## Begin Information given

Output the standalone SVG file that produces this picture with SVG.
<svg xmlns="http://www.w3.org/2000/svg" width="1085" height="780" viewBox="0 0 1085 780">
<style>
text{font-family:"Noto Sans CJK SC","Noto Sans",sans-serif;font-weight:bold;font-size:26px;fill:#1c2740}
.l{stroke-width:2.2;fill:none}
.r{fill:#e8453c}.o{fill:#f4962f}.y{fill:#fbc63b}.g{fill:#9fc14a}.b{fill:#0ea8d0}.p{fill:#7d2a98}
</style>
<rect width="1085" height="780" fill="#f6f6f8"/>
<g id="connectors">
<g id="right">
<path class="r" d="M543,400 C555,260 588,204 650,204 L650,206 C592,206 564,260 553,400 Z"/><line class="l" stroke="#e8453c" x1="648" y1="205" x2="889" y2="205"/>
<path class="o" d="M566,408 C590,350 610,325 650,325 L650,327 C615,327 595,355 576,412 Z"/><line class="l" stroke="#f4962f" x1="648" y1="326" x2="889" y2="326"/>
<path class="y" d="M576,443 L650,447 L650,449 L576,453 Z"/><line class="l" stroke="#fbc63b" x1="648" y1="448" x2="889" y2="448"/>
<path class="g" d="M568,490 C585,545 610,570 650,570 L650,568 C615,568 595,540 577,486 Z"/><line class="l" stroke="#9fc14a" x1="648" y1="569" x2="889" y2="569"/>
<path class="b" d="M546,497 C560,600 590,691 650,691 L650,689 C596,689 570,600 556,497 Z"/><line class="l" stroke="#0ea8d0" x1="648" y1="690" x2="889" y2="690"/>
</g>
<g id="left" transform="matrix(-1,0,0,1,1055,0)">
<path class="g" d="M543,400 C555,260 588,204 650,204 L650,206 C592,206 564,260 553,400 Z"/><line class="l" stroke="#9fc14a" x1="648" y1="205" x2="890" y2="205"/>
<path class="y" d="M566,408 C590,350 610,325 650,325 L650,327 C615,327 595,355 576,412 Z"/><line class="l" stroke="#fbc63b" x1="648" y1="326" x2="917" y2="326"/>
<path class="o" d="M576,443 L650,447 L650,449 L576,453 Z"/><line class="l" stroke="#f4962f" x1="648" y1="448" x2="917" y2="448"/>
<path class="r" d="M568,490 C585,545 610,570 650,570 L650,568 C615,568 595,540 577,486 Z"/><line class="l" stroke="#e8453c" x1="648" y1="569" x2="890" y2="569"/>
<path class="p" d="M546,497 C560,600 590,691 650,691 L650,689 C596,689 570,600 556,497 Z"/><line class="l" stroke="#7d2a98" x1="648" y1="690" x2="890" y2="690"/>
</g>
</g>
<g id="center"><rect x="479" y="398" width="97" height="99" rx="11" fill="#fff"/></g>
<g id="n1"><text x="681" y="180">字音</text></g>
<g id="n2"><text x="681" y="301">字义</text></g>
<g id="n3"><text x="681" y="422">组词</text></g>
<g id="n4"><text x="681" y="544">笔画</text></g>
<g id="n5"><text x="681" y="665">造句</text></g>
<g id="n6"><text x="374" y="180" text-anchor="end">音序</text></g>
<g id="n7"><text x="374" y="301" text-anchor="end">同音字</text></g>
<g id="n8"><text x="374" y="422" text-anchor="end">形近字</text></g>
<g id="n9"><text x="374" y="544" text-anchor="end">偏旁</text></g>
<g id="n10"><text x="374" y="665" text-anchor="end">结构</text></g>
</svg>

## End Information given
## Begin Information given

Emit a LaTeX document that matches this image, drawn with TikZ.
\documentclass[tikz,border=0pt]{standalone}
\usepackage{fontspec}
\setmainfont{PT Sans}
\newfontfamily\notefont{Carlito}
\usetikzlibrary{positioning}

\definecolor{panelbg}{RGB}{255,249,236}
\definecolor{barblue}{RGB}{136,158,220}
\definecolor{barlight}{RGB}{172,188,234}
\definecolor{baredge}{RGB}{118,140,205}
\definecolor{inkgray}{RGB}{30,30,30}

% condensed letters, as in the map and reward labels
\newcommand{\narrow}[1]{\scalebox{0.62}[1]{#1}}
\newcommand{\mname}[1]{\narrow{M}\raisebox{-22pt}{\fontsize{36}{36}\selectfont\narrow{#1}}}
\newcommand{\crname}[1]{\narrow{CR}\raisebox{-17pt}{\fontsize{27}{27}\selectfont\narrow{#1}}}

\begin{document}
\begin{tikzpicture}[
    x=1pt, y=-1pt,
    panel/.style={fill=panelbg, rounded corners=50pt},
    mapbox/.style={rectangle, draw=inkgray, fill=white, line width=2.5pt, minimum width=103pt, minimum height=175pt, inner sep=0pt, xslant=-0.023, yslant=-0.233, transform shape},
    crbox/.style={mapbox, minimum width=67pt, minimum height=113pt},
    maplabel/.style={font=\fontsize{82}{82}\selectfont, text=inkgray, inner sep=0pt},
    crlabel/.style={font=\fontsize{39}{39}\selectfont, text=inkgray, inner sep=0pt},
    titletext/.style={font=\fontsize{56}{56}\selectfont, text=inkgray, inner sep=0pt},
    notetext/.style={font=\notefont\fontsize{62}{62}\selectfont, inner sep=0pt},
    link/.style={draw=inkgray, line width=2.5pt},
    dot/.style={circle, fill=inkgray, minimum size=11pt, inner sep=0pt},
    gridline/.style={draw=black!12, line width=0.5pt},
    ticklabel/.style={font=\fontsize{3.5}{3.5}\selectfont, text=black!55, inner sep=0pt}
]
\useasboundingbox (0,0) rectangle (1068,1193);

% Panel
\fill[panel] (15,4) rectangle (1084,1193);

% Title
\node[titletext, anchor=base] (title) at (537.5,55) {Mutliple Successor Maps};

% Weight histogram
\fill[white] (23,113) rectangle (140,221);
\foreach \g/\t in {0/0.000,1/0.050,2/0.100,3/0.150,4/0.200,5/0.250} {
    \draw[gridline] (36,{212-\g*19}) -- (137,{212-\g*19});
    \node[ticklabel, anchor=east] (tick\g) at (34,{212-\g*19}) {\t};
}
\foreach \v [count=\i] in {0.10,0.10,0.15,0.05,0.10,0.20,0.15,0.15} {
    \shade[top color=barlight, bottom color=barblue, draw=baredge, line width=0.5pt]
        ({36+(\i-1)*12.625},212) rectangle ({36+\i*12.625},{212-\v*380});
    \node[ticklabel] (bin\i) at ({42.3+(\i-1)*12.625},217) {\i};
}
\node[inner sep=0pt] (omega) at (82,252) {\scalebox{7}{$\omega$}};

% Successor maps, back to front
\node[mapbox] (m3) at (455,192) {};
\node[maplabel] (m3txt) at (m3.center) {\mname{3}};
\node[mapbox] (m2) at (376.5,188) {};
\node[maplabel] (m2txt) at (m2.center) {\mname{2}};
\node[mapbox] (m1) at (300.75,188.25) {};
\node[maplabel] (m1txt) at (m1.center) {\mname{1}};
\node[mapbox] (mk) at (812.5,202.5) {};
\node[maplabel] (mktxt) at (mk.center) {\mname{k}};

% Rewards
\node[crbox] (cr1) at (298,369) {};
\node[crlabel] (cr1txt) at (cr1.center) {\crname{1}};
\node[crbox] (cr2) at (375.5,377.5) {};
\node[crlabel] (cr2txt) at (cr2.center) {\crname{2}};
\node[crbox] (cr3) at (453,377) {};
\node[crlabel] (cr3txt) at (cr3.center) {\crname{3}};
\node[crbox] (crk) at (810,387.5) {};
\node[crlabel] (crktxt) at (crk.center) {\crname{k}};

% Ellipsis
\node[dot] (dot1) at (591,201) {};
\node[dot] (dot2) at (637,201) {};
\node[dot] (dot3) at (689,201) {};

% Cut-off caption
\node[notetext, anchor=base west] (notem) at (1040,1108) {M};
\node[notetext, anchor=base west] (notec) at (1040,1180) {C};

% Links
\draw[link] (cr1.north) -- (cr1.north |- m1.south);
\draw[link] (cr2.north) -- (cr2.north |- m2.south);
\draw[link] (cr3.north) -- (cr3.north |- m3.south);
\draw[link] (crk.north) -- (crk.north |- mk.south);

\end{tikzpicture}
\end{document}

## End Information given

Requirements — Show each line of the listing that holds the string "with".

Written solution —
Output the standalone SVG file that produces this picture with SVG.
Emit a LaTeX document that matches this image, drawn with TikZ.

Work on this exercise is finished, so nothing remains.